Riddle: What test is easy, fast, reproducible, cheap, can be done in any physician’s office and is a good predictor of mortality?
Answer: Gait speed.
As the authors of a short essay in JAMA argue, measuring how quickly a person walks 4 meters at his or her usual walking speed is just such a test. Since decisions from whether to screen for breast cancer to how tightly to control diabetes depend on prognosis, a simple way to estimate life-expectancy is very useful.
Detecting low gait speed should alert the clinician to think about possible causes: undiagnosed Parkinson’s disease, unrecognized heart failure, or other potentially treatable conditions. And monitoring gait speed may prove to be a good way to objectively assess the response to treatment.

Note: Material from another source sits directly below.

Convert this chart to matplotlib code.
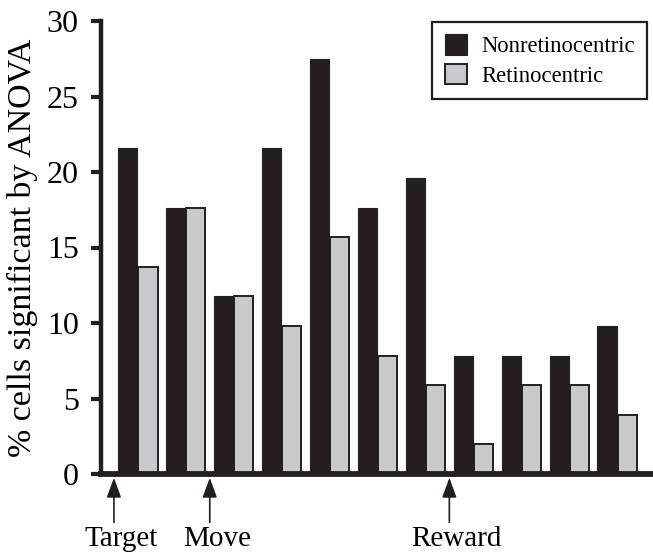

But here's what's so surprising. Nobody measures gait speed. Open the medical record of any 85 year old patient and you won’t find gait speed recorded anywhere, though 52% of women over 85 have a gait speed less than the 0.6 meters/second cutoff that defines “dysmotility” as do 31% of men over 85.
There’s been a lot of interest recently in defining “low value medical care,” tests and treatments for which the ratio between cost and benefit is high. Here’s a high value test, one where the cost is measured in pennies and the benefit is at least moderately great. While it seems prudent for doctors to perform less low value care, maybe it would also be wise to provide more high value care.